>> BEGIN Given information

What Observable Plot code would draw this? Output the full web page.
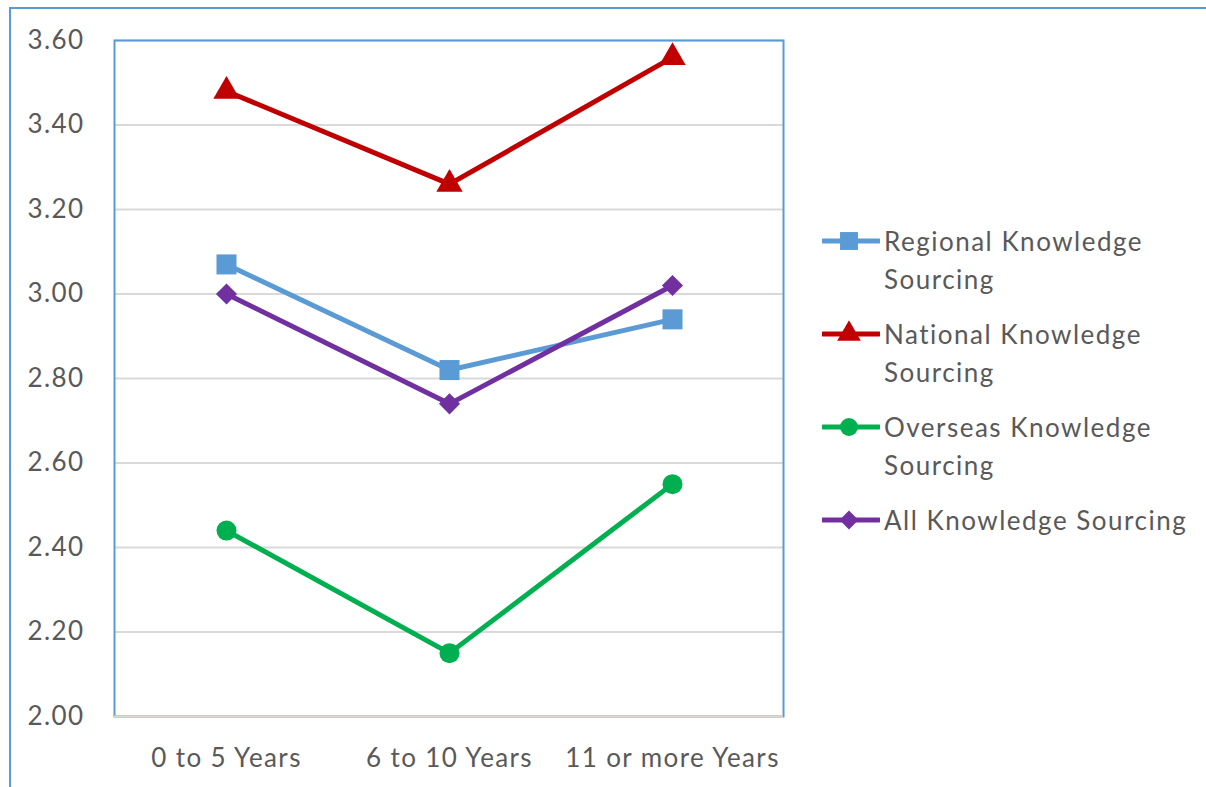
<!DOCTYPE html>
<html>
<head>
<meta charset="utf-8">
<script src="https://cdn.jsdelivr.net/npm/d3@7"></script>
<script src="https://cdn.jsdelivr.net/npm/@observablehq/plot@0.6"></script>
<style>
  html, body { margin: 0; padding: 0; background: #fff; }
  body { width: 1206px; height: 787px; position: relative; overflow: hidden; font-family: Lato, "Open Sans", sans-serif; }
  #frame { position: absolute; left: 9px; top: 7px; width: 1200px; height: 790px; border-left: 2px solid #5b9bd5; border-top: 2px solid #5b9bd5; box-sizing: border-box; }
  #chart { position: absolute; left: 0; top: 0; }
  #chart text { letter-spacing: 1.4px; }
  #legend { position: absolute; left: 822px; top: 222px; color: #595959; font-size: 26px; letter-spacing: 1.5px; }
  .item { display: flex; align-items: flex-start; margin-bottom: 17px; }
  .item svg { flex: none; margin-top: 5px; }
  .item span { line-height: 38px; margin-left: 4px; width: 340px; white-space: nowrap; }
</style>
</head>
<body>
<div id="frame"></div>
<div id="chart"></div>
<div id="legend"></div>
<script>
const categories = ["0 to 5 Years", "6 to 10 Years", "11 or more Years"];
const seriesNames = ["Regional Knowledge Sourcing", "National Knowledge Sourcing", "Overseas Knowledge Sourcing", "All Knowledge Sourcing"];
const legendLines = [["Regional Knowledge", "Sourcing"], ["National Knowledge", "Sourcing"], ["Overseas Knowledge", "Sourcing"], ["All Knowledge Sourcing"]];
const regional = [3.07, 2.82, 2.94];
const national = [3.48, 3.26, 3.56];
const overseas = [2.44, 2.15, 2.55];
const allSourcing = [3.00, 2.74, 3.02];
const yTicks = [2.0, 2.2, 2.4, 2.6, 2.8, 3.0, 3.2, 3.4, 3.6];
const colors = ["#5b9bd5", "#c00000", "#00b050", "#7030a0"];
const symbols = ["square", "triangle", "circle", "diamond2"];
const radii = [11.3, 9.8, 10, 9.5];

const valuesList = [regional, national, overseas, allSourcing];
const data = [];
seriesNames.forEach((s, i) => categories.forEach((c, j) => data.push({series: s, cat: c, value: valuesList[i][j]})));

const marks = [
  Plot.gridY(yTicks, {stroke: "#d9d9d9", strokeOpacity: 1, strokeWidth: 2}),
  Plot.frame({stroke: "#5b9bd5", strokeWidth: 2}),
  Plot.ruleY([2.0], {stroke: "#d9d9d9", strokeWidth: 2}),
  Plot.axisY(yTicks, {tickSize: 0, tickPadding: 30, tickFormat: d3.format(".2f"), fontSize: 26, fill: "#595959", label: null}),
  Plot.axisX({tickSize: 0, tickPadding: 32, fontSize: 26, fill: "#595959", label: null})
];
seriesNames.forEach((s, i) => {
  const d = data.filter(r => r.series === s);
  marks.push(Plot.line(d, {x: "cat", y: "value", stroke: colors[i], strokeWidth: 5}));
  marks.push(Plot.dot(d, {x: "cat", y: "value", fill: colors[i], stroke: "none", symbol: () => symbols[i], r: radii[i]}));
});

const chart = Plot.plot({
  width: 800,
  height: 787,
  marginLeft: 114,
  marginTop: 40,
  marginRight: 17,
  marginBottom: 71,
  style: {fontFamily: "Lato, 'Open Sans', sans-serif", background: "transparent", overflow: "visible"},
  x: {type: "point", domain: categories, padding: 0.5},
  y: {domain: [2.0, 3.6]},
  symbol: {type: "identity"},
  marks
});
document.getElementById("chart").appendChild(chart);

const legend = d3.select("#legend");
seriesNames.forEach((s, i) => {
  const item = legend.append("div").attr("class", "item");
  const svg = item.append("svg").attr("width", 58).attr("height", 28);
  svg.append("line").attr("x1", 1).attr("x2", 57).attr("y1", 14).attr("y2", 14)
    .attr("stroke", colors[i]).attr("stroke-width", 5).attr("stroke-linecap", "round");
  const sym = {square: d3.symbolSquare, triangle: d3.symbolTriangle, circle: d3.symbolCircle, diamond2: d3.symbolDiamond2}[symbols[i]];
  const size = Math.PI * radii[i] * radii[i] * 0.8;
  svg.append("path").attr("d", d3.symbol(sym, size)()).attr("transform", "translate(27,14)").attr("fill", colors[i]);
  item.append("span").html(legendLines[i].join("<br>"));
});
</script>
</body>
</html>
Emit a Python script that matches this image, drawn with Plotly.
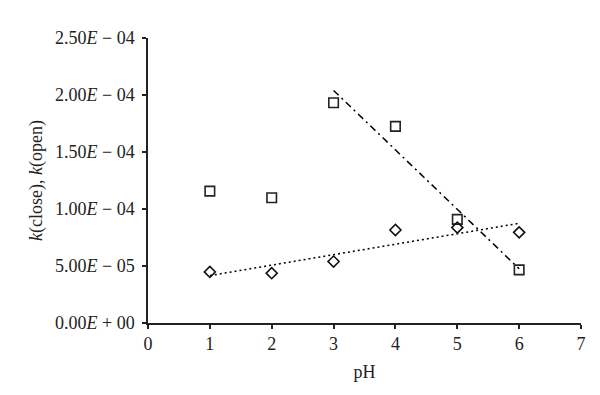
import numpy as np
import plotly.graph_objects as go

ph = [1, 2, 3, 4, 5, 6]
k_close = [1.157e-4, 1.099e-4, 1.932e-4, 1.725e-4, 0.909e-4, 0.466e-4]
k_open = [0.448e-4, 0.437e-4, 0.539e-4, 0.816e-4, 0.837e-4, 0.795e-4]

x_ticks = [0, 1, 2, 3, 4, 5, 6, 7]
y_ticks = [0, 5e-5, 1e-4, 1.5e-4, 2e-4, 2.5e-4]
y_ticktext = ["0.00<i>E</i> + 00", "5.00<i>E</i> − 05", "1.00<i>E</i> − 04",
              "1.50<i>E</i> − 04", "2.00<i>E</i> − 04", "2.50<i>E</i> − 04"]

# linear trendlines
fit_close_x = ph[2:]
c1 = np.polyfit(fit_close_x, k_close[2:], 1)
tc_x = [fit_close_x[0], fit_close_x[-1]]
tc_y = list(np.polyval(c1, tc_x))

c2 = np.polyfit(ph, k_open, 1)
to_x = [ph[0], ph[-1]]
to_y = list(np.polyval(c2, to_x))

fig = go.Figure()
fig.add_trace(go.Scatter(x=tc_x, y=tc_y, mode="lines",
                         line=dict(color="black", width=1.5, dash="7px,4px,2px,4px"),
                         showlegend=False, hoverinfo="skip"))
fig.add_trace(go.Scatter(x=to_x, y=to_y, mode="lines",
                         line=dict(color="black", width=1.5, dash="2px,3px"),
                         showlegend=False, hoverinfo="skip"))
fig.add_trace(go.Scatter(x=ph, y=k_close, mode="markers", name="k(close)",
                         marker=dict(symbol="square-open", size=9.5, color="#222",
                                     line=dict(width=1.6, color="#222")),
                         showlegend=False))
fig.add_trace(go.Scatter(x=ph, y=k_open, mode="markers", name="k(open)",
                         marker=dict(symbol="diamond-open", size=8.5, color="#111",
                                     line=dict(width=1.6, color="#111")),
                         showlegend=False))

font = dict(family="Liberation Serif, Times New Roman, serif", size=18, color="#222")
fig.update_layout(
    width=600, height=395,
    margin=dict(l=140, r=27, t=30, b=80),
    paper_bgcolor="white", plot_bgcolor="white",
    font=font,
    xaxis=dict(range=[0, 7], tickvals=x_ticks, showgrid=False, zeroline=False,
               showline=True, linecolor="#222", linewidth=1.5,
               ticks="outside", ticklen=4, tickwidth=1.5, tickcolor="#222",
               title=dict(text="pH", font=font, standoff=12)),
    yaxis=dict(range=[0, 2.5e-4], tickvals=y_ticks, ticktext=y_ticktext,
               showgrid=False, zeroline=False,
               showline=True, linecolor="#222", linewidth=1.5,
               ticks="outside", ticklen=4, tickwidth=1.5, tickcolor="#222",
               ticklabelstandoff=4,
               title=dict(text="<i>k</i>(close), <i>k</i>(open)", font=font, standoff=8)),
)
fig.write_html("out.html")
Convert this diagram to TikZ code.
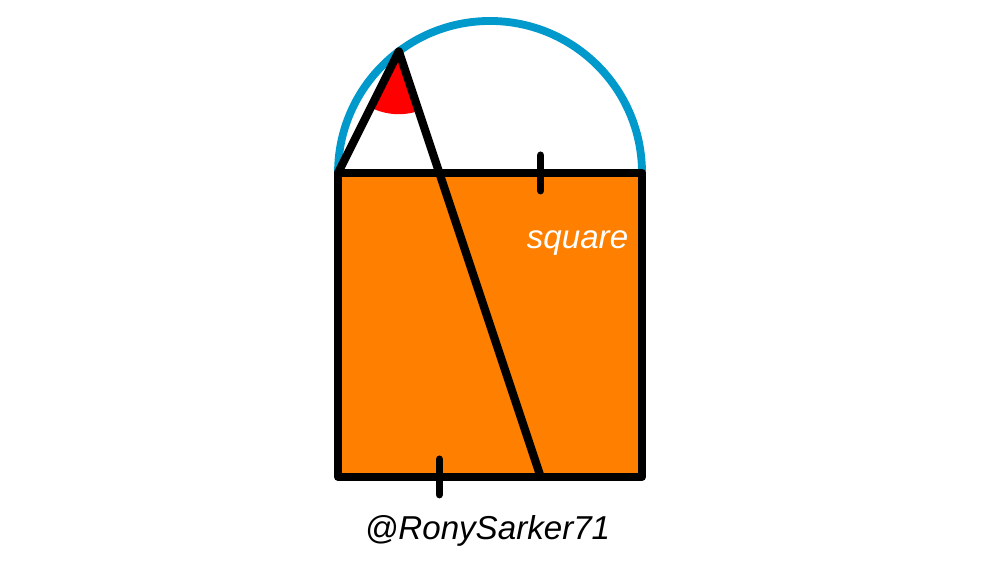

>> END Given information

▶ [Request]:
Retype each record exactly as it stands, but do not include the pictures.

▶ [Solution to the problem]:
What Observable Plot code would draw this? Output the full web page.
<!DOCTYPE html>
<html>
<head>
<meta charset="utf-8">
<script src="https://cdn.jsdelivr.net/npm/d3@7"></script>
<script src="https://cdn.jsdelivr.net/npm/@observablehq/plot@0.6"></script>
<style>
  html, body { margin: 0; padding: 0; background: #fff; }
  body { width: 1206px; height: 787px; position: relative; overflow: hidden; font-family: Lato, "Open Sans", sans-serif; }
  #frame { position: absolute; left: 9px; top: 7px; width: 1200px; height: 790px; border-left: 2px solid #5b9bd5; border-top: 2px solid #5b9bd5; box-sizing: border-box; }
  #chart { position: absolute; left: 0; top: 0; }
  #chart text { letter-spacing: 1.4px; }
  #legend { position: absolute; left: 822px; top: 222px; color: #595959; font-size: 26px; letter-spacing: 1.5px; }
  .item { display: flex; align-items: flex-start; margin-bottom: 17px; }
  .item svg { flex: none; margin-top: 5px; }
  .item span { line-height: 38px; margin-left: 4px; width: 340px; white-space: nowrap; }
</style>
</head>
<body>
<div id="frame"></div>
<div id="chart"></div>
<div id="legend"></div>
<script>
const categories = ["0 to 5 Years", "6 to 10 Years", "11 or more Years"];
const seriesNames = ["Regional Knowledge Sourcing", "National Knowledge Sourcing", "Overseas Knowledge Sourcing", "All Knowledge Sourcing"];
const legendLines = [["Regional Knowledge", "Sourcing"], ["National Knowledge", "Sourcing"], ["Overseas Knowledge", "Sourcing"], ["All Knowledge Sourcing"]];
const regional = [3.07, 2.82, 2.94];
const national = [3.48, 3.26, 3.56];
const overseas = [2.44, 2.15, 2.55];
const allSourcing = [3.00, 2.74, 3.02];
const yTicks = [2.0, 2.2, 2.4, 2.6, 2.8, 3.0, 3.2, 3.4, 3.6];
const colors = ["#5b9bd5", "#c00000", "#00b050", "#7030a0"];
const symbols = ["square", "triangle", "circle", "diamond2"];
const radii = [11.3, 9.8, 10, 9.5];

const valuesList = [regional, national, overseas, allSourcing];
const data = [];
seriesNames.forEach((s, i) => categories.forEach((c, j) => data.push({series: s, cat: c, value: valuesList[i][j]})));

const marks = [
  Plot.gridY(yTicks, {stroke: "#d9d9d9", strokeOpacity: 1, strokeWidth: 2}),
  Plot.frame({stroke: "#5b9bd5", strokeWidth: 2}),
  Plot.ruleY([2.0], {stroke: "#d9d9d9", strokeWidth: 2}),
  Plot.axisY(yTicks, {tickSize: 0, tickPadding: 30, tickFormat: d3.format(".2f"), fontSize: 26, fill: "#595959", label: null}),
  Plot.axisX({tickSize: 0, tickPadding: 32, fontSize: 26, fill: "#595959", label: null})
];
seriesNames.forEach((s, i) => {
  const d = data.filter(r => r.series === s);
  marks.push(Plot.line(d, {x: "cat", y: "value", stroke: colors[i], strokeWidth: 5}));
  marks.push(Plot.dot(d, {x: "cat", y: "value", fill: colors[i], stroke: "none", symbol: () => symbols[i], r: radii[i]}));
});

const chart = Plot.plot({
  width: 800,
  height: 787,
  marginLeft: 114,
  marginTop: 40,
  marginRight: 17,
  marginBottom: 71,
  style: {fontFamily: "Lato, 'Open Sans', sans-serif", background: "transparent", overflow: "visible"},
  x: {type: "point", domain: categories, padding: 0.5},
  y: {domain: [2.0, 3.6]},
  symbol: {type: "identity"},
  marks
});
document.getElementById("chart").appendChild(chart);

const legend = d3.select("#legend");
seriesNames.forEach((s, i) => {
  const item = legend.append("div").attr("class", "item");
  const svg = item.append("svg").attr("width", 58).attr("height", 28);
  svg.append("line").attr("x1", 1).attr("x2", 57).attr("y1", 14).attr("y2", 14)
    .attr("stroke", colors[i]).attr("stroke-width", 5).attr("stroke-linecap", "round");
  const sym = {square: d3.symbolSquare, triangle: d3.symbolTriangle, circle: d3.symbolCircle, diamond2: d3.symbolDiamond2}[symbols[i]];
  const size = Math.PI * radii[i] * radii[i] * 0.8;
  svg.append("path").attr("d", d3.symbol(sym, size)()).attr("transform", "translate(27,14)").attr("fill", colors[i]);
  item.append("span").html(legendLines[i].join("<br>"));
});
</script>
</body>
</html>
Emit a Python script that matches this image, drawn with Plotly.
import numpy as np
import plotly.graph_objects as go

ph = [1, 2, 3, 4, 5, 6]
k_close = [1.157e-4, 1.099e-4, 1.932e-4, 1.725e-4, 0.909e-4, 0.466e-4]
k_open = [0.448e-4, 0.437e-4, 0.539e-4, 0.816e-4, 0.837e-4, 0.795e-4]

x_ticks = [0, 1, 2, 3, 4, 5, 6, 7]
y_ticks = [0, 5e-5, 1e-4, 1.5e-4, 2e-4, 2.5e-4]
y_ticktext = ["0.00<i>E</i> + 00", "5.00<i>E</i> − 05", "1.00<i>E</i> − 04",
              "1.50<i>E</i> − 04", "2.00<i>E</i> − 04", "2.50<i>E</i> − 04"]

# linear trendlines
fit_close_x = ph[2:]
c1 = np.polyfit(fit_close_x, k_close[2:], 1)
tc_x = [fit_close_x[0], fit_close_x[-1]]
tc_y = list(np.polyval(c1, tc_x))

c2 = np.polyfit(ph, k_open, 1)
to_x = [ph[0], ph[-1]]
to_y = list(np.polyval(c2, to_x))

fig = go.Figure()
fig.add_trace(go.Scatter(x=tc_x, y=tc_y, mode="lines",
                         line=dict(color="black", width=1.5, dash="7px,4px,2px,4px"),
                         showlegend=False, hoverinfo="skip"))
fig.add_trace(go.Scatter(x=to_x, y=to_y, mode="lines",
                         line=dict(color="black", width=1.5, dash="2px,3px"),
                         showlegend=False, hoverinfo="skip"))
fig.add_trace(go.Scatter(x=ph, y=k_close, mode="markers", name="k(close)",
                         marker=dict(symbol="square-open", size=9.5, color="#222",
                                     line=dict(width=1.6, color="#222")),
                         showlegend=False))
fig.add_trace(go.Scatter(x=ph, y=k_open, mode="markers", name="k(open)",
                         marker=dict(symbol="diamond-open", size=8.5, color="#111",
                                     line=dict(width=1.6, color="#111")),
                         showlegend=False))

font = dict(family="Liberation Serif, Times New Roman, serif", size=18, color="#222")
fig.update_layout(
    width=600, height=395,
    margin=dict(l=140, r=27, t=30, b=80),
    paper_bgcolor="white", plot_bgcolor="white",
    font=font,
    xaxis=dict(range=[0, 7], tickvals=x_ticks, showgrid=False, zeroline=False,
               showline=True, linecolor="#222", linewidth=1.5,
               ticks="outside", ticklen=4, tickwidth=1.5, tickcolor="#222",
               title=dict(text="pH", font=font, standoff=12)),
    yaxis=dict(range=[0, 2.5e-4], tickvals=y_ticks, ticktext=y_ticktext,
               showgrid=False, zeroline=False,
               showline=True, linecolor="#222", linewidth=1.5,
               ticks="outside", ticklen=4, tickwidth=1.5, tickcolor="#222",
               ticklabelstandoff=4,
               title=dict(text="<i>k</i>(close), <i>k</i>(open)", font=font, standoff=8)),
)
fig.write_html("out.html")
Convert this diagram to TikZ code.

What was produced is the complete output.